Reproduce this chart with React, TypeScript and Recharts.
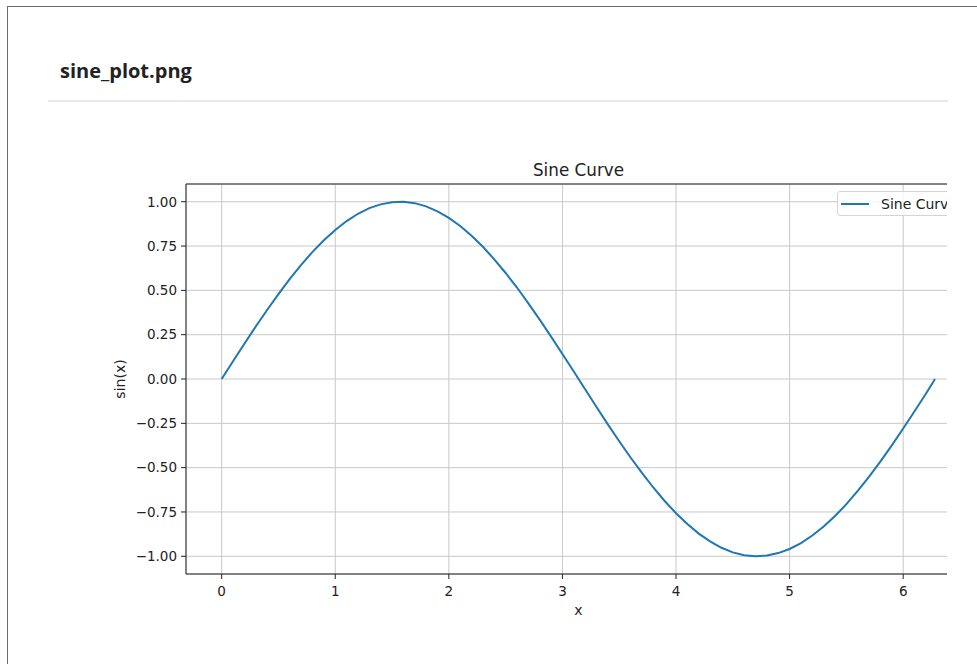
import React from "react";
import {
  LineChart,
  Line,
  XAxis,
  YAxis,
  CartesianGrid,
  Legend,
  ReferenceLine,
} from "recharts";

// values
const xValues = [
  0, 0.1, 0.2, 0.3, 0.4, 0.5, 0.6, 0.7, 0.8, 0.9, 1.0, 1.1, 1.2, 1.3, 1.4, 1.5,
  1.6, 1.7, 1.8, 1.9, 2.0, 2.1, 2.2, 2.3, 2.4, 2.5, 2.6, 2.7, 2.8, 2.9, 3.0,
  3.1, 3.2, 3.3, 3.4, 3.5, 3.6, 3.7, 3.8, 3.9, 4.0, 4.1, 4.2, 4.3, 4.4, 4.5,
  4.6, 4.7, 4.8, 4.9, 5.0, 5.1, 5.2, 5.3, 5.4, 5.5, 5.6, 5.7, 5.8, 5.9, 6.0,
  6.1, 6.2, 6.28,
];
const sineValues = [
  0, 0.1, 0.199, 0.296, 0.389, 0.479, 0.565, 0.644, 0.717, 0.783, 0.841,
  0.891, 0.932, 0.964, 0.985, 0.997, 1.0, 0.992, 0.974, 0.946, 0.909, 0.863,
  0.808, 0.746, 0.675, 0.598, 0.516, 0.427, 0.335, 0.239, 0.141, 0.042,
  -0.058, -0.158, -0.256, -0.351, -0.443, -0.53, -0.612, -0.688, -0.757,
  -0.818, -0.872, -0.916, -0.952, -0.978, -0.994, -1.0, -0.996, -0.982,
  -0.959, -0.926, -0.883, -0.832, -0.773, -0.706, -0.631, -0.551, -0.465,
  -0.374, -0.279, -0.182, -0.083, 0,
];
const xTicks = [0, 1, 2, 3, 4, 5, 6];
const yTicks = [-1, -0.75, -0.5, -0.25, 0, 0.25, 0.5, 0.75, 1];

const data = xValues.map((x, i) => ({ x, y: sineValues[i] }));

const MPL_FONT = "'DejaVu Sans', sans-serif";
const INK = "#222";

const fmtY = (v: number) => {
  const s = Math.abs(v).toFixed(2);
  return v < 0 ? "\u2212" + s : s;
};

function LegendBox({ payload }: any) {
  return (
    <div
      style={{
        boxSizing: "border-box",
        width: 127,
        height: 25,
        border: "1px solid #d4d4d4",
        borderRadius: 3,
        background: "rgba(255,255,255,0.8)",
        display: "flex",
        alignItems: "center",
        fontFamily: MPL_FONT,
        fontSize: 14,
        color: INK,
        whiteSpace: "nowrap",
      }}
    >
      {(payload || []).map((p: any) => (
        <React.Fragment key={p.value}>
          <span
            style={{
              display: "inline-block",
              width: 28,
              height: 2,
              marginLeft: 3,
              background: p.color,
            }}
          />
          <span style={{ marginLeft: 12 }}>{p.value}</span>
        </React.Fragment>
      ))}
    </div>
  );
}

export default function App() {
  return (
    <div
      style={{
        position: "absolute",
        left: 0,
        top: 0,
        width: 977,
        height: 664,
        overflow: "hidden",
        background: "#fff",
      }}
    >
      {/* card frame */}
      <div
        style={{
          position: "absolute",
          left: 7,
          top: 6,
          width: 1000,
          height: 700,
          borderLeft: "1px solid #6b6b6b",
          borderTop: "1px solid #6b6b6b",
        }}
      />
      <div
        style={{
          position: "absolute",
          left: 60,
          top: 57,
          fontFamily: "'Open Sans', sans-serif",
          fontWeight: 700,
          fontSize: 20,
          color: "#222",
          whiteSpace: "nowrap",
        }}
      >
        sine_plot.png
      </div>
      <div
        style={{
          position: "absolute",
          left: 48,
          top: 100,
          width: 900,
          height: 2,
          background: "#e8e8e8",
        }}
      />

      {/* image area, cropped on the right */}
      <div
        style={{
          position: "absolute",
          left: 48,
          top: 110,
          width: 899,
          height: 554,
          overflow: "hidden",
        }}
      >
        <LineChart
          width={1000}
          height={540}
          data={data}
          margin={{ top: 74, right: 77, bottom: 36, left: 0 }}
        >
          <CartesianGrid stroke="#c8c8c8" strokeWidth={1} />
          <XAxis
            dataKey="x"
            type="number"
            domain={[-0.314, 6.597]}
            ticks={xTicks}
            interval={0}
            allowDataOverflow
            height={40}
            tickSize={5}
            tickMargin={7}
            stroke={INK}
            tick={{ fontSize: 13.5, fill: INK, fontFamily: MPL_FONT }}
            label={{
              content: ({ viewBox }: any) => (
                <text
                  x={viewBox.x + viewBox.width / 2}
                  y={viewBox.y + 41}
                  textAnchor="middle"
                  fontSize={14}
                  fontFamily={MPL_FONT}
                  fill={INK}
                >
                  x
                </text>
              ),
            }}
          />
          <YAxis
            type="number"
            domain={[-1.1, 1.1]}
            ticks={yTicks}
            interval={0}
            allowDataOverflow
            width={138}
            tickSize={5}
            tickMargin={4}
            tickFormatter={fmtY}
            stroke={INK}
            tick={{ fontSize: 13.5, fill: INK, fontFamily: MPL_FONT }}
            label={{
              content: ({ viewBox }: any) => {
                const cx = viewBox.x + 72;
                const cy = viewBox.y + viewBox.height / 2;
                return (
                  <text
                    x={cx}
                    y={cy}
                    transform={`rotate(-90, ${cx}, ${cy})`}
                    textAnchor="middle"
                    dominantBaseline="central"
                    fontSize={14}
                    fontFamily={MPL_FONT}
                    fill={INK}
                  >
                    sin(x)
                  </text>
                );
              },
            }}
          />
          {/* top spine, carries the axes title */}
          <ReferenceLine
            y={1.1}
            stroke={INK}
            strokeWidth={1}
            label={{
              content: ({ viewBox }: any) => (
                <text
                  x={viewBox.x + viewBox.width / 2}
                  y={viewBox.y - 8}
                  textAnchor="middle"
                  fontSize={16.8}
                  fontFamily={MPL_FONT}
                  fill={INK}
                >
                  Sine Curve
                </text>
              ),
            }}
          />
          <Legend
            layout="vertical"
            align="center"
            verticalAlign="middle"
            content={<LegendBox />}
            wrapperStyle={{ left: 789, top: 81, width: 127 }}
          />
          <Line
            type="linear"
            dataKey="y"
            name="Sine Curve"
            stroke="#1f77b4"
            strokeWidth={2}
            dot={false}
            isAnimationActive={false}
          />
        </LineChart>
      </div>
    </div>
  );
}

Given task: From the listing above, find the number of lines with the word "React" in them. Answer with the number only.

Written reply: 4